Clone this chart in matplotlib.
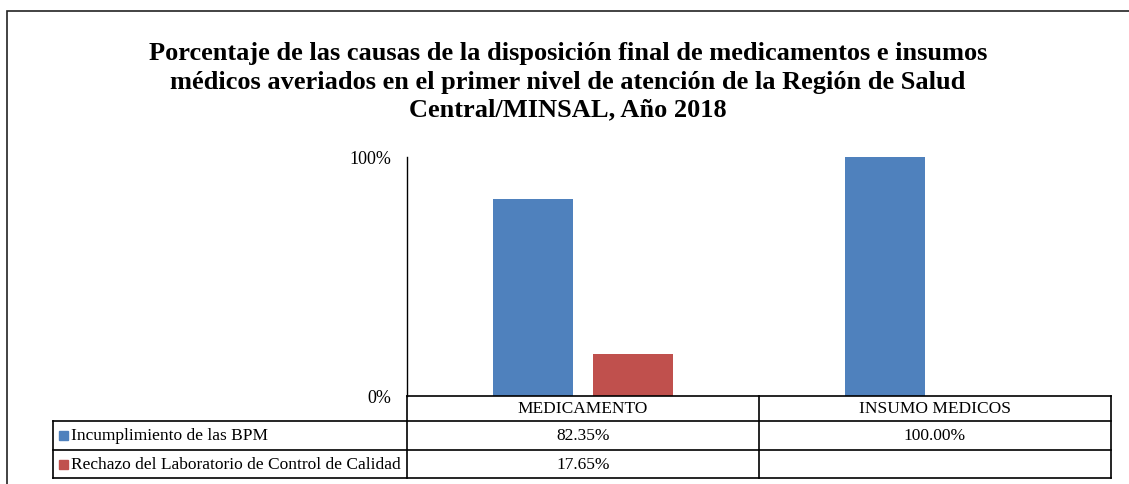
import matplotlib
matplotlib.use("Agg")
import matplotlib.pyplot as plt
import matplotlib.transforms as mtransforms
from matplotlib.patches import Rectangle
import numpy as np

categories = ["MEDICAMENTO", "INSUMO MEDICOS"]
series_names = ["Incumplimiento de las BPM",
                "Rechazo del Laboratorio de Control de Calidad"]
bpm = [82.35, 100.00]
rechazo = [17.65, None]
series_colors = ["#4F81BD", "#C0504D"]

title = ("Porcentaje de las causas de la disposición final de medicamentos e insumos\n"
         "médicos averiados en el primer nivel de atención de la Región de Salud\n"
         "Central/MINSAL, Año 2018")

plt.rcParams['font.family'] = ['Liberation Serif', 'DejaVu Serif']

W, H = 1129, 485
fig = plt.figure(figsize=(W / 100, H / 100), dpi=100)
fig.patch.set_facecolor("white")

# outer chart border (runs off the right and bottom edge like the source)
fig.patches.append(Rectangle((7 / W, -0.05), 1.2, 1 - 12 / H + 0.05,
                             transform=fig.transFigure, fill=False,
                             edgecolor="#222222", linewidth=1.2))

fig.text(0.503, 1 - 82 / H, title, ha="center", va="center",
         fontsize=19, fontweight="bold", linespacing=1.28)

ax = fig.add_axes([407 / W, 1 - 397 / H, (1111 - 407) / W, (397 - 158) / H])
x = np.arange(len(categories))
width = 0.225
off = 0.142
ax.bar(x - off, [v / 100 for v in bpm], width, color=series_colors[0])
r_vals = [v / 100 if v is not None else 0 for v in rechazo]
ax.bar(x + off, r_vals, width, color=series_colors[1])

ax.set_xlim(-0.5, len(categories) - 0.5)
ax.set_ylim(0, 1)
ax.set_yticks([0, 1])
ax.set_yticklabels(["0%", "100%"], fontsize=13)
ax.tick_params(axis="y", length=0, pad=11)
ax.set_xticks([])
for s in ["top", "right", "bottom"]:
    ax.spines[s].set_visible(False)
ax.spines["left"].set_linewidth(1.0)

# data table under the plot
trans = mtransforms.blended_transform_factory(ax.transData, fig.transFigure)
fx = lambda px: px / W
fy = lambda py: 1 - py / H
lw = 1.2
row_y = [397, 422, 451, 479]
x_left = -0.5 - (407 - 53) / 352
edges = [-0.5, 0.5, 1.5]

line_kw = dict(transform=trans, color="black", linewidth=lw, clip_on=False)
ax.plot([edges[0], edges[-1]], [fy(row_y[0])] * 2, **line_kw)
for yy in row_y[1:]:
    ax.plot([x_left, edges[-1]], [fy(yy)] * 2, **line_kw)
for e in edges:
    ax.plot([e, e], [fy(row_y[0]), fy(row_y[-1])], **line_kw)
ax.plot([x_left, x_left], [fy(row_y[1]), fy(row_y[-1])], **line_kw)

fs = 12.5
for i, c in enumerate(categories):
    ax.text(x[i], fy((row_y[0] + row_y[1]) / 2), c, transform=trans,
            ha="center", va="center", fontsize=fs)

rows = [bpm, rechazo]
for r, (name, vals, col) in enumerate(zip(series_names, rows, series_colors)):
    yc = fy((row_y[r + 1] + row_y[r + 2]) / 2)
    fig.patches.append(Rectangle((fx(59), yc - 4.5 / H), 9 / W, 9 / H,
                                 transform=fig.transFigure, color=col))
    fig.text(fx(71), yc, name, ha="left", va="center", fontsize=fs)
    for i, v in enumerate(vals):
        if v is not None:
            ax.text(x[i], yc, f"{v:.2f}%", transform=trans,
                    ha="center", va="center", fontsize=fs)

fig.savefig("out.png", dpi=100)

============

Are you able to set down all the lines above exactly, without any pictures?

• **CORRECT RESULT**
Clone this chart in matplotlib.
import matplotlib
matplotlib.use("Agg")
import matplotlib.pyplot as plt
import matplotlib.transforms as mtransforms
from matplotlib.patches import Rectangle
import numpy as np

categories = ["MEDICAMENTO", "INSUMO MEDICOS"]
series_names = ["Incumplimiento de las BPM",
                "Rechazo del Laboratorio de Control de Calidad"]
bpm = [82.35, 100.00]
rechazo = [17.65, None]
series_colors = ["#4F81BD", "#C0504D"]

title = ("Porcentaje de las causas de la disposición final de medicamentos e insumos\n"
         "médicos averiados en el primer nivel de atención de la Región de Salud\n"
         "Central/MINSAL, Año 2018")

plt.rcParams['font.family'] = ['Liberation Serif', 'DejaVu Serif']

W, H = 1129, 485
fig = plt.figure(figsize=(W / 100, H / 100), dpi=100)
fig.patch.set_facecolor("white")

# outer chart border (runs off the right and bottom edge like the source)
fig.patches.append(Rectangle((7 / W, -0.05), 1.2, 1 - 12 / H + 0.05,
                             transform=fig.transFigure, fill=False,
                             edgecolor="#222222", linewidth=1.2))

fig.text(0.503, 1 - 82 / H, title, ha="center", va="center",
         fontsize=19, fontweight="bold", linespacing=1.28)

ax = fig.add_axes([407 / W, 1 - 397 / H, (1111 - 407) / W, (397 - 158) / H])
x = np.arange(len(categories))
width = 0.225
off = 0.142
ax.bar(x - off, [v / 100 for v in bpm], width, color=series_colors[0])
r_vals = [v / 100 if v is not None else 0 for v in rechazo]
ax.bar(x + off, r_vals, width, color=series_colors[1])

ax.set_xlim(-0.5, len(categories) - 0.5)
ax.set_ylim(0, 1)
ax.set_yticks([0, 1])
ax.set_yticklabels(["0%", "100%"], fontsize=13)
ax.tick_params(axis="y", length=0, pad=11)
ax.set_xticks([])
for s in ["top", "right", "bottom"]:
    ax.spines[s].set_visible(False)
ax.spines["left"].set_linewidth(1.0)

# data table under the plot
trans = mtransforms.blended_transform_factory(ax.transData, fig.transFigure)
fx = lambda px: px / W
fy = lambda py: 1 - py / H
lw = 1.2
row_y = [397, 422, 451, 479]
x_left = -0.5 - (407 - 53) / 352
edges = [-0.5, 0.5, 1.5]

line_kw = dict(transform=trans, color="black", linewidth=lw, clip_on=False)
ax.plot([edges[0], edges[-1]], [fy(row_y[0])] * 2, **line_kw)
for yy in row_y[1:]:
    ax.plot([x_left, edges[-1]], [fy(yy)] * 2, **line_kw)
for e in edges:
    ax.plot([e, e], [fy(row_y[0]), fy(row_y[-1])], **line_kw)
ax.plot([x_left, x_left], [fy(row_y[1]), fy(row_y[-1])], **line_kw)

fs = 12.5
for i, c in enumerate(categories):
    ax.text(x[i], fy((row_y[0] + row_y[1]) / 2), c, transform=trans,
            ha="center", va="center", fontsize=fs)

rows = [bpm, rechazo]
for r, (name, vals, col) in enumerate(zip(series_names, rows, series_colors)):
    yc = fy((row_y[r + 1] + row_y[r + 2]) / 2)
    fig.patches.append(Rectangle((fx(59), yc - 4.5 / H), 9 / W, 9 / H,
                                 transform=fig.transFigure, color=col))
    fig.text(fx(71), yc, name, ha="left", va="center", fontsize=fs)
    for i, v in enumerate(vals):
        if v is not None:
            ax.text(x[i], yc, f"{v:.2f}%", transform=trans,
                    ha="center", va="center", fontsize=fs)

fig.savefig("out.png", dpi=100)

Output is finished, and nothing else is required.